Data lines:
——————

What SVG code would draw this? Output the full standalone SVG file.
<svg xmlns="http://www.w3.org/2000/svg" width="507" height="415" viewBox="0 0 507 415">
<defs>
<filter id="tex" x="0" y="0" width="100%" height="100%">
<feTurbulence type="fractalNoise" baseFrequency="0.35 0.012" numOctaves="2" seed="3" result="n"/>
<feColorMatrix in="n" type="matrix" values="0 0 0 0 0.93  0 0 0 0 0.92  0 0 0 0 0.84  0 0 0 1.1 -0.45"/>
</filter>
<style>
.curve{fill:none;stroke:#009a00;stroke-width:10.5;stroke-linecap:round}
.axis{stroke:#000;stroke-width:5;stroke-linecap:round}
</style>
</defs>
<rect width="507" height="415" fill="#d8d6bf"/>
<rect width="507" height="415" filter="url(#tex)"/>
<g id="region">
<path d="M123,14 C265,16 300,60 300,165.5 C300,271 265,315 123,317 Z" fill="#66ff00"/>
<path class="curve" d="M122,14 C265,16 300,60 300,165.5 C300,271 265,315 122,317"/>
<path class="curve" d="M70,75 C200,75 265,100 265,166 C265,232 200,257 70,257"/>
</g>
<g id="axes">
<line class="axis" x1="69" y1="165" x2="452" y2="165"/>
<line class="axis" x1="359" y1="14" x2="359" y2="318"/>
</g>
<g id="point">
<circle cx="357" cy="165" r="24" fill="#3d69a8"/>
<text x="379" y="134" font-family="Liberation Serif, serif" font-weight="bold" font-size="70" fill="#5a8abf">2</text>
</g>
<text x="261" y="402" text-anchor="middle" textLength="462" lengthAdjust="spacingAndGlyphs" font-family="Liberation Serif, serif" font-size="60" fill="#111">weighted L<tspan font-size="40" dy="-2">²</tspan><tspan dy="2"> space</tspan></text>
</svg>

——————

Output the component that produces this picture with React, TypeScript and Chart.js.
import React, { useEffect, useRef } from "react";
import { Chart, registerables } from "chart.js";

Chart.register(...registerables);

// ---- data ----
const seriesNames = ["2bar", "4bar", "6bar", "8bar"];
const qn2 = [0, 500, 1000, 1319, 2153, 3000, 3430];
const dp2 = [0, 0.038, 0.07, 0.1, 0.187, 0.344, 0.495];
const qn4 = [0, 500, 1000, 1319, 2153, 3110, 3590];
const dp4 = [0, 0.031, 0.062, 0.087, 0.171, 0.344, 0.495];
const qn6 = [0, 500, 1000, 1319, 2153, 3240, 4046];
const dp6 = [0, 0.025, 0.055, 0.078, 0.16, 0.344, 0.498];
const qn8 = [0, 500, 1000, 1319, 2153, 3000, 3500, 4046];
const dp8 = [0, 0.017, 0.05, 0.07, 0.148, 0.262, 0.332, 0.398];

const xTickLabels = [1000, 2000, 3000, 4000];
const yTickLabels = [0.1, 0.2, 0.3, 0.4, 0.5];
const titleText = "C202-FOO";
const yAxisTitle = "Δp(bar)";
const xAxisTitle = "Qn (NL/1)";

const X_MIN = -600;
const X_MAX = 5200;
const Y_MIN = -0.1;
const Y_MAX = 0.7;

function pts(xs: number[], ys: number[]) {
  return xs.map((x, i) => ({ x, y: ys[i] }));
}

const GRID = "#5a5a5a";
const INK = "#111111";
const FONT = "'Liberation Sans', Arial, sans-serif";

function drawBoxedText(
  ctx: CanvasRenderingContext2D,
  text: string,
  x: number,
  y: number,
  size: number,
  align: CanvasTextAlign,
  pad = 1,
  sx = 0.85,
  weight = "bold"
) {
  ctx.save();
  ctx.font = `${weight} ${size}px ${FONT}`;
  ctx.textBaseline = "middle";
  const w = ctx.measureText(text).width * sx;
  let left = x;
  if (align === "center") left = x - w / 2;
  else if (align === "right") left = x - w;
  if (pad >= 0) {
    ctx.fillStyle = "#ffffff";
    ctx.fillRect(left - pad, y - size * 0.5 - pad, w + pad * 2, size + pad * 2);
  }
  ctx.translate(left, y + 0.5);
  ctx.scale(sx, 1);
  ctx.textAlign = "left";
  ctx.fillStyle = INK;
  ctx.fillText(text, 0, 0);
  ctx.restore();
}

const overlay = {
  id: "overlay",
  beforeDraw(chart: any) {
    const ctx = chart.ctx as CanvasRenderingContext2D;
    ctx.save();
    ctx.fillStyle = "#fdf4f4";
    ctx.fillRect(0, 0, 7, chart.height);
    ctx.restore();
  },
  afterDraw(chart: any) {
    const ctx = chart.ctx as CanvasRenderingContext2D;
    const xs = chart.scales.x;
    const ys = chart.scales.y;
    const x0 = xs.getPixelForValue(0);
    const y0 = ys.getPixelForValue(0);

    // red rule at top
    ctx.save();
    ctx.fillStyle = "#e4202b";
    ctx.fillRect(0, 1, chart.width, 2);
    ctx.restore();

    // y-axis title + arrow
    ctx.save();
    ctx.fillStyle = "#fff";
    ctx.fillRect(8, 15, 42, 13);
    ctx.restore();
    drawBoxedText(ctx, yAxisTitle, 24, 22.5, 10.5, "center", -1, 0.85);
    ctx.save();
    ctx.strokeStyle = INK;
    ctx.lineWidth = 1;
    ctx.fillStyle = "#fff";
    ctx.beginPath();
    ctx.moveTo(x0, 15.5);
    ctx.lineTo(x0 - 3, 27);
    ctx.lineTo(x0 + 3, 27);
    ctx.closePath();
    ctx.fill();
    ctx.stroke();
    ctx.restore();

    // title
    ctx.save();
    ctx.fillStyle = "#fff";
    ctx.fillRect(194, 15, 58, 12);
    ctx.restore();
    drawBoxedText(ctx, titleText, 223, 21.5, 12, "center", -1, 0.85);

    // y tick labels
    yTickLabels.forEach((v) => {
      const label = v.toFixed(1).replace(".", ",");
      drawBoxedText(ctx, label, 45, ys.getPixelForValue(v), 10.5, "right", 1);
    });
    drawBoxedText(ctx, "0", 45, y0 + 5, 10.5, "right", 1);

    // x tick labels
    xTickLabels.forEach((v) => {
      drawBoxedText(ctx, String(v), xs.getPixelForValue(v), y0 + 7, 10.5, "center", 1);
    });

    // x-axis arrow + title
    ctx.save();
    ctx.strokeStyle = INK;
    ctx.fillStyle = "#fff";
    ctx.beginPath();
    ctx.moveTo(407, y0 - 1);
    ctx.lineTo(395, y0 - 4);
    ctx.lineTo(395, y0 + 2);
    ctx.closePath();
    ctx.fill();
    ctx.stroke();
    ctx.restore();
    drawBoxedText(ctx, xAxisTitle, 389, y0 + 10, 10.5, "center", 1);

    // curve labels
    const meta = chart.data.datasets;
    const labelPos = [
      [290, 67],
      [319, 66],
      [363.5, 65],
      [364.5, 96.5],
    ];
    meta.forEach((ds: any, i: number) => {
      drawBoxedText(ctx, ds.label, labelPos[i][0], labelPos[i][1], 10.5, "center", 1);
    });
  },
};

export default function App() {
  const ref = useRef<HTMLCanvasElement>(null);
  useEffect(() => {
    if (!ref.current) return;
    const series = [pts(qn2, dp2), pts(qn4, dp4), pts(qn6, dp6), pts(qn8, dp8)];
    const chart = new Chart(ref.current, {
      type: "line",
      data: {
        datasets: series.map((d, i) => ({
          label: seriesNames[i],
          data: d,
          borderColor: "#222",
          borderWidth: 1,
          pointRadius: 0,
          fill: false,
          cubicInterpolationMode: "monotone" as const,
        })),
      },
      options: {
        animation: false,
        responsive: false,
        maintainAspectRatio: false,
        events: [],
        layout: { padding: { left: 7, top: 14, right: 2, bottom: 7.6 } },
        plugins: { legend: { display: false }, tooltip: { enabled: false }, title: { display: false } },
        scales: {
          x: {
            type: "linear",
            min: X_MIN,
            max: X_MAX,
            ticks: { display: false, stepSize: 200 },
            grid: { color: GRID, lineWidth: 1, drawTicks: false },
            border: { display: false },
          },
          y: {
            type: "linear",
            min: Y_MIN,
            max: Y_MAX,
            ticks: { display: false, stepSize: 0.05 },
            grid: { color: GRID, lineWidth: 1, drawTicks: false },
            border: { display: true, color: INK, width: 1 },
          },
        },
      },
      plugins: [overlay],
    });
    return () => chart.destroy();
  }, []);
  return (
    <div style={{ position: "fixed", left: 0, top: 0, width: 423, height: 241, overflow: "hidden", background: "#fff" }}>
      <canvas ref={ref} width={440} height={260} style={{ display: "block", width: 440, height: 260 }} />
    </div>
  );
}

——————

Task brief: The line with "Output the component" marks the start and the line with "Chart.register(...registerables);" marks the end; transcribe every line in that stretch, unchanged.

Reply to the exercise:
Output the component that produces this picture with React, TypeScript and Chart.js.
import React, { useEffect, useRef } from "react";
import { Chart, registerables } from "chart.js";

Chart.register(...registerables);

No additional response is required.